======== DATA EXCERPT ========

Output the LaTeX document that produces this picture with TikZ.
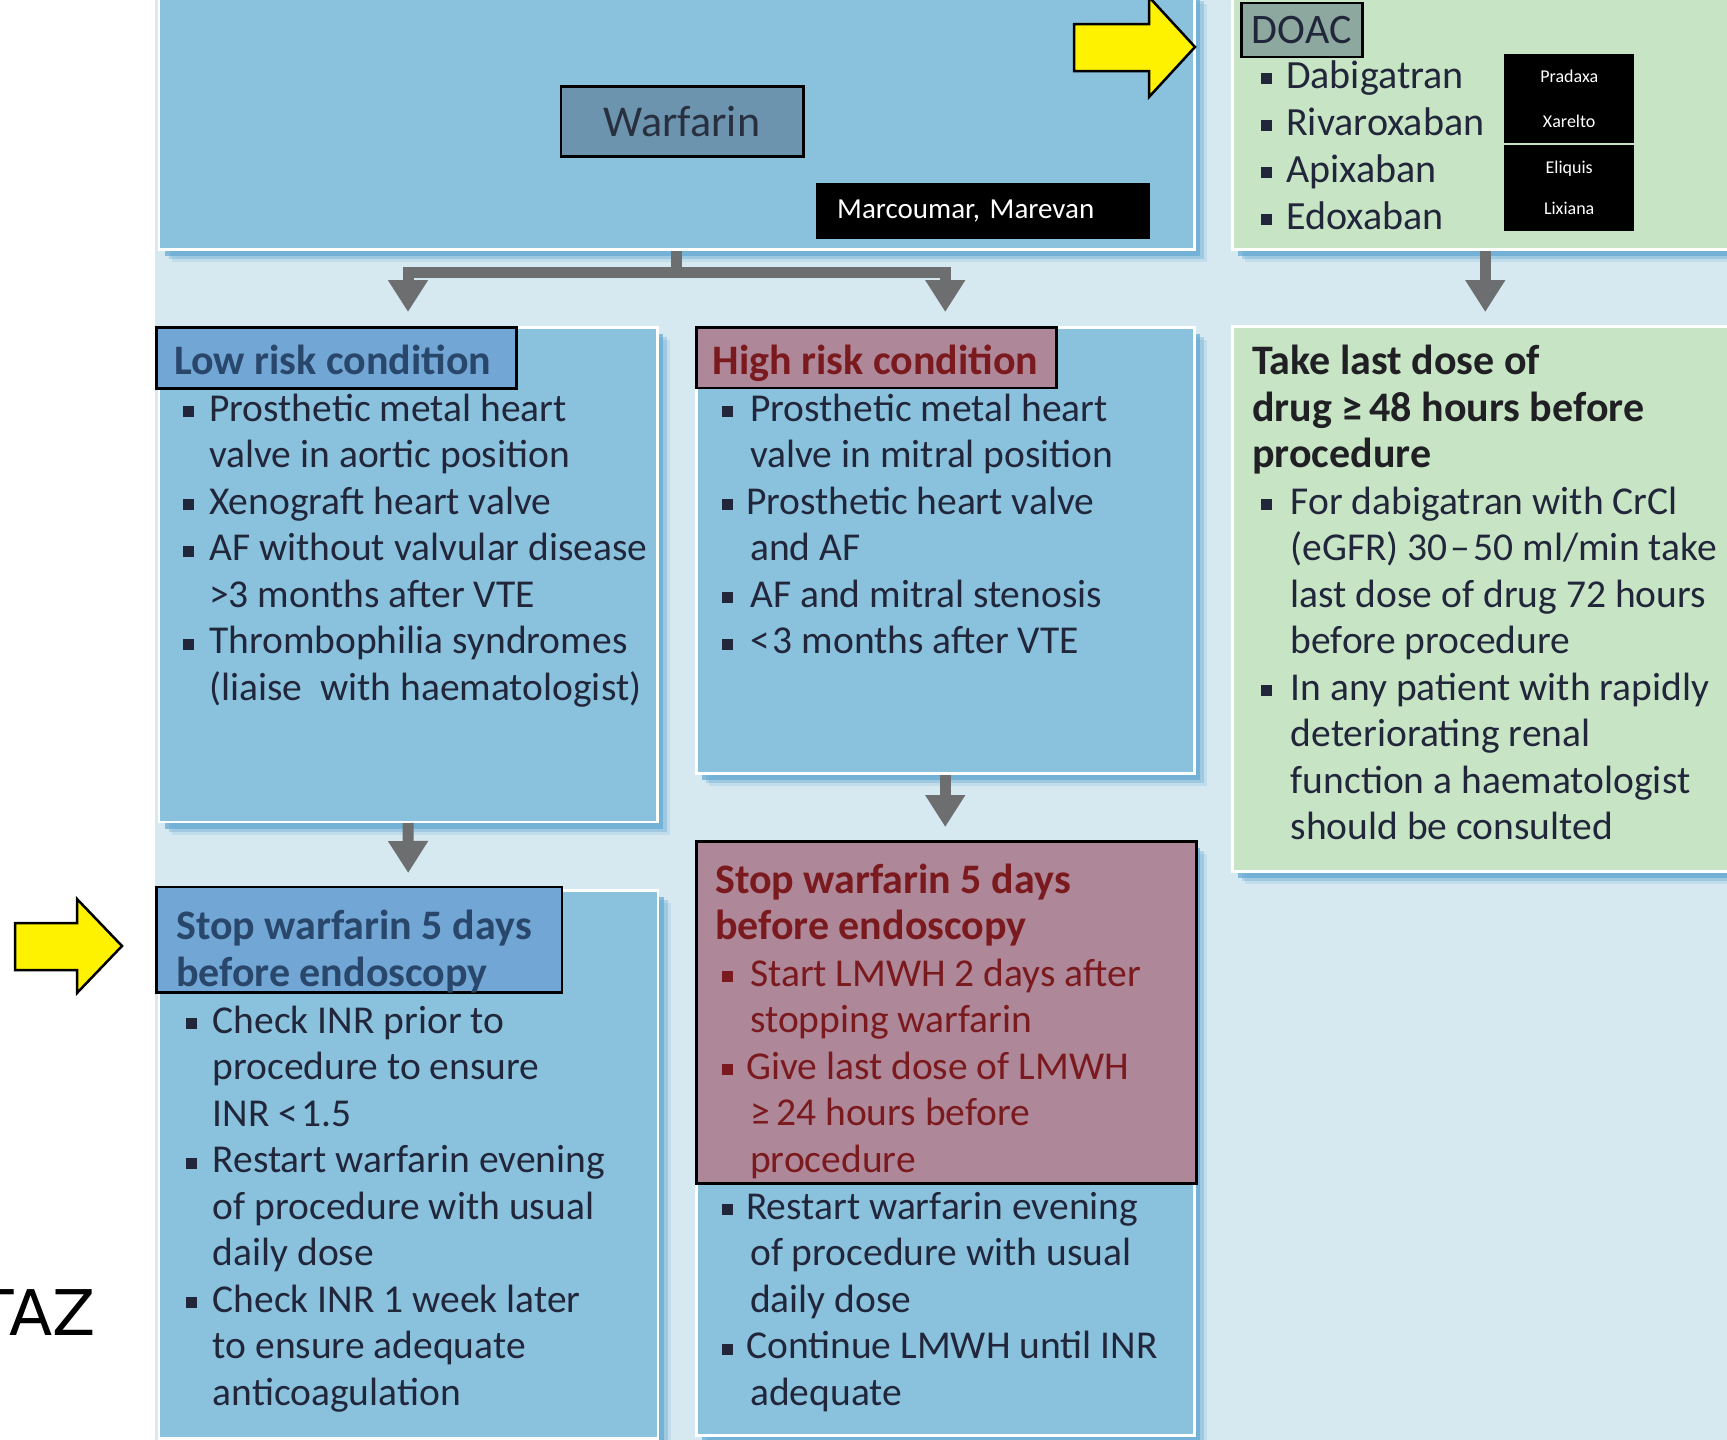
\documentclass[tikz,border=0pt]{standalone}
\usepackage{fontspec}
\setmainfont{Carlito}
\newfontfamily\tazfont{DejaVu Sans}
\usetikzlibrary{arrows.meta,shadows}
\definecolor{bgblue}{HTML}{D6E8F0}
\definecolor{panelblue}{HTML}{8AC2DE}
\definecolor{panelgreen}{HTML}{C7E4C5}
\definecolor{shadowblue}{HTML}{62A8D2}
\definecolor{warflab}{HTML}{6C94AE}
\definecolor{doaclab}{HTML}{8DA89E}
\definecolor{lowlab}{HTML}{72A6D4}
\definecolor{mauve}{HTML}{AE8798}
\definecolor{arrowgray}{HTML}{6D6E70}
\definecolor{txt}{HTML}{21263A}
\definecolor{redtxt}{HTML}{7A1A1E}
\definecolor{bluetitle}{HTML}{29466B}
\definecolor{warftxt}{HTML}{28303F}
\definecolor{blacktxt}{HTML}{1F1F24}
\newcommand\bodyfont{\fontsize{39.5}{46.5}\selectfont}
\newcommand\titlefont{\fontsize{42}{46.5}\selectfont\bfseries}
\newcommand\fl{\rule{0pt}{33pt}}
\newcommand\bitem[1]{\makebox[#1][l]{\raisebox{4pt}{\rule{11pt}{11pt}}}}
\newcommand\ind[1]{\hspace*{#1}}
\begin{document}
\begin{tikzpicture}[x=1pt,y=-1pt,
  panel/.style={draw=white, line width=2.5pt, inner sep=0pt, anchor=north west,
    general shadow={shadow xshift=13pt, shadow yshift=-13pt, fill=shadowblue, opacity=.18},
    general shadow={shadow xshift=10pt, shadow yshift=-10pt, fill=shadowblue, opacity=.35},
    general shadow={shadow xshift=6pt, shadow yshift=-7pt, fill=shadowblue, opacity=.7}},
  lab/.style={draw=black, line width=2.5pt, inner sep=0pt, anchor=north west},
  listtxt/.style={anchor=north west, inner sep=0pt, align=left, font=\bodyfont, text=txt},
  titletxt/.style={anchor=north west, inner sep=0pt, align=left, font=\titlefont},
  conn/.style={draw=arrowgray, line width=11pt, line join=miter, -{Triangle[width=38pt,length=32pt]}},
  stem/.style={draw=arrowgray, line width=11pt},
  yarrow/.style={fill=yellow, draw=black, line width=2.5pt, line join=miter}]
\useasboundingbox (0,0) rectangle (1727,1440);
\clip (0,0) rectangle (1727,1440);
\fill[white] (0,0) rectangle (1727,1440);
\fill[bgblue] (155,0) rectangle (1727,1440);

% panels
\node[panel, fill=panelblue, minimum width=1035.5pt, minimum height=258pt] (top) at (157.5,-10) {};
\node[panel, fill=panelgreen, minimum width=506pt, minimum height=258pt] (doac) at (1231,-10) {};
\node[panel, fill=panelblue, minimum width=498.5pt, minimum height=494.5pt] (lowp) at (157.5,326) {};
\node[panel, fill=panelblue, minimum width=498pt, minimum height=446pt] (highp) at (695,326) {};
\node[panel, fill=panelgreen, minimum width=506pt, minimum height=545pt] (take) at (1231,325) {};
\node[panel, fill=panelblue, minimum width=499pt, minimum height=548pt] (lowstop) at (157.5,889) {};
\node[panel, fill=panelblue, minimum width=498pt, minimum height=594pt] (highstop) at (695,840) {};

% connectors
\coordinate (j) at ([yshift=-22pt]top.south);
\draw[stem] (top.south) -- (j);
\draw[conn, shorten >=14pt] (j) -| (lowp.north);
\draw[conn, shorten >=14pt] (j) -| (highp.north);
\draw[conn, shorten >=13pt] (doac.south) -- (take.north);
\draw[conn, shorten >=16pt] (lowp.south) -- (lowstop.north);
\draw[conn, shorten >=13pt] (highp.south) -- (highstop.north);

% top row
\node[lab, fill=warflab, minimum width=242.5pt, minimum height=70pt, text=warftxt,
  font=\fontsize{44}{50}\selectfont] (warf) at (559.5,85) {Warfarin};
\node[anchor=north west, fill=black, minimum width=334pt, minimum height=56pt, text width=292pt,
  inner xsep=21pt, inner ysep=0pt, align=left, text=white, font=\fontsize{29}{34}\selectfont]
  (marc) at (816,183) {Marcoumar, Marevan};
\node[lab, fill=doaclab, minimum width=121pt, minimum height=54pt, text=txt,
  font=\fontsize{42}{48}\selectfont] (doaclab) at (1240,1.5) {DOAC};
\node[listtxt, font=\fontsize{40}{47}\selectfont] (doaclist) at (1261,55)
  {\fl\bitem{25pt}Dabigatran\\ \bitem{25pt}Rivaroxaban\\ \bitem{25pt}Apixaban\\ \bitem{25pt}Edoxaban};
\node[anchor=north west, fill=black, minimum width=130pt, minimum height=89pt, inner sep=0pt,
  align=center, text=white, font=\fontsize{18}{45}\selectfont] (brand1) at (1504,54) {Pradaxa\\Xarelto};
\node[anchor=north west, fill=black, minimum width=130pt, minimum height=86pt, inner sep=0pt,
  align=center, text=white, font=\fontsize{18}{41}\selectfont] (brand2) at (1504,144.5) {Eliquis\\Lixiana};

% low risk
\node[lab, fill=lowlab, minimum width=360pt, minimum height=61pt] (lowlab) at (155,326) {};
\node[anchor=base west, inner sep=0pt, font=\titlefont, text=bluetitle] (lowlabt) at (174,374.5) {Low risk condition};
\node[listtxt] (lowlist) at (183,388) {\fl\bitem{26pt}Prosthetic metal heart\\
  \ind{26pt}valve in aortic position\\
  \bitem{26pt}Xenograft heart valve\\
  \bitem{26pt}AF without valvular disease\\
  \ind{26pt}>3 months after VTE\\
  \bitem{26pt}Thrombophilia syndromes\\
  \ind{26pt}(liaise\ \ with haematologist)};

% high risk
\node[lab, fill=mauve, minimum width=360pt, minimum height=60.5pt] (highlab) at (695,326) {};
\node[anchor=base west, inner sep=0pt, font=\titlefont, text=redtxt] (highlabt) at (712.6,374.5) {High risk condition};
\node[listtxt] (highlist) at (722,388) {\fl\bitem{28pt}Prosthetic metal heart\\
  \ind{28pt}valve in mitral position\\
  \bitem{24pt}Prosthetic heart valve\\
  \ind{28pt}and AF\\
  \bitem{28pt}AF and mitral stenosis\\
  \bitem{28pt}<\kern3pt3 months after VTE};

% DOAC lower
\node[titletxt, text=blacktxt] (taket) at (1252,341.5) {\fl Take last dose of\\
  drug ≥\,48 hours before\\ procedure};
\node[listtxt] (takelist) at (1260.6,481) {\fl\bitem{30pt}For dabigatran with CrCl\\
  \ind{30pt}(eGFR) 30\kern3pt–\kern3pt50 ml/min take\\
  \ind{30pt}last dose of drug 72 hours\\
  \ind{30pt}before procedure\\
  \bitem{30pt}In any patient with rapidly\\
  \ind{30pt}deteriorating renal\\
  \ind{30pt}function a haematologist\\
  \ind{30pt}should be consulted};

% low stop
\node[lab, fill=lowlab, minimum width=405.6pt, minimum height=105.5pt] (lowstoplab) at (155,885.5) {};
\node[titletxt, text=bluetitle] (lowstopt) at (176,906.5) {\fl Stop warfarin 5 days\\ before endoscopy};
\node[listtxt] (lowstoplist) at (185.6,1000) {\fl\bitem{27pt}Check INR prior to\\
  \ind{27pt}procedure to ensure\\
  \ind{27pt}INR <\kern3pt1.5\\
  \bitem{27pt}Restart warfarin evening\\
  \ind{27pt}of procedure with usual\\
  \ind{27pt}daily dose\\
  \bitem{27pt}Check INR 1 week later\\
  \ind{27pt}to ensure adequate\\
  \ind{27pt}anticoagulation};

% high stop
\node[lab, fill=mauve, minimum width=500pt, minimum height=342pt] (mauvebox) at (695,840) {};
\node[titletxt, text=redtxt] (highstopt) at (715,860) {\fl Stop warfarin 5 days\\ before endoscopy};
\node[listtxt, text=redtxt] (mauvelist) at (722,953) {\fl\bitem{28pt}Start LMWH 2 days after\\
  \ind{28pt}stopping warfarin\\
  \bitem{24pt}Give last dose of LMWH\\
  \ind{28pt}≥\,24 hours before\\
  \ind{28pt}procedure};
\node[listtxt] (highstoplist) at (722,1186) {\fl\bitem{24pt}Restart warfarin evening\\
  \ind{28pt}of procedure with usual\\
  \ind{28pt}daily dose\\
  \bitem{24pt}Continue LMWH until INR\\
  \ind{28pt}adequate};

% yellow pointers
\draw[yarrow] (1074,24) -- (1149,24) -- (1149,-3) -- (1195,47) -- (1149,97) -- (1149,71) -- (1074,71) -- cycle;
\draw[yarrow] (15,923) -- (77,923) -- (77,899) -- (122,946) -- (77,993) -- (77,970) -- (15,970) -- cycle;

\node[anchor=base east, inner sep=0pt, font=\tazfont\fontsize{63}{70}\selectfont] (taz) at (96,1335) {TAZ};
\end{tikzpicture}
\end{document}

========

# WHAT YOU HAVE TO DO:
From the first line of the listing above, repeat every line through the one holding "(155,0) rectangle (1727,1440);". Both ends count, and pictures stay out.

# FINAL RESULT:
Output the LaTeX document that produces this picture with TikZ.
\documentclass[tikz,border=0pt]{standalone}
\usepackage{fontspec}
\setmainfont{Carlito}
\newfontfamily\tazfont{DejaVu Sans}
\usetikzlibrary{arrows.meta,shadows}
\definecolor{bgblue}{HTML}{D6E8F0}
\definecolor{panelblue}{HTML}{8AC2DE}
\definecolor{panelgreen}{HTML}{C7E4C5}
\definecolor{shadowblue}{HTML}{62A8D2}
\definecolor{warflab}{HTML}{6C94AE}
\definecolor{doaclab}{HTML}{8DA89E}
\definecolor{lowlab}{HTML}{72A6D4}
\definecolor{mauve}{HTML}{AE8798}
\definecolor{arrowgray}{HTML}{6D6E70}
\definecolor{txt}{HTML}{21263A}
\definecolor{redtxt}{HTML}{7A1A1E}
\definecolor{bluetitle}{HTML}{29466B}
\definecolor{warftxt}{HTML}{28303F}
\definecolor{blacktxt}{HTML}{1F1F24}
\newcommand\bodyfont{\fontsize{39.5}{46.5}\selectfont}
\newcommand\titlefont{\fontsize{42}{46.5}\selectfont\bfseries}
\newcommand\fl{\rule{0pt}{33pt}}
\newcommand\bitem[1]{\makebox[#1][l]{\raisebox{4pt}{\rule{11pt}{11pt}}}}
\newcommand\ind[1]{\hspace*{#1}}
\begin{document}
\begin{tikzpicture}[x=1pt,y=-1pt,
  panel/.style={draw=white, line width=2.5pt, inner sep=0pt, anchor=north west,
    general shadow={shadow xshift=13pt, shadow yshift=-13pt, fill=shadowblue, opacity=.18},
    general shadow={shadow xshift=10pt, shadow yshift=-10pt, fill=shadowblue, opacity=.35},
    general shadow={shadow xshift=6pt, shadow yshift=-7pt, fill=shadowblue, opacity=.7}},
  lab/.style={draw=black, line width=2.5pt, inner sep=0pt, anchor=north west},
  listtxt/.style={anchor=north west, inner sep=0pt, align=left, font=\bodyfont, text=txt},
  titletxt/.style={anchor=north west, inner sep=0pt, align=left, font=\titlefont},
  conn/.style={draw=arrowgray, line width=11pt, line join=miter, -{Triangle[width=38pt,length=32pt]}},
  stem/.style={draw=arrowgray, line width=11pt},
  yarrow/.style={fill=yellow, draw=black, line width=2.5pt, line join=miter}]
\useasboundingbox (0,0) rectangle (1727,1440);
\clip (0,0) rectangle (1727,1440);
\fill[white] (0,0) rectangle (1727,1440);
\fill[bgblue] (155,0) rectangle (1727,1440);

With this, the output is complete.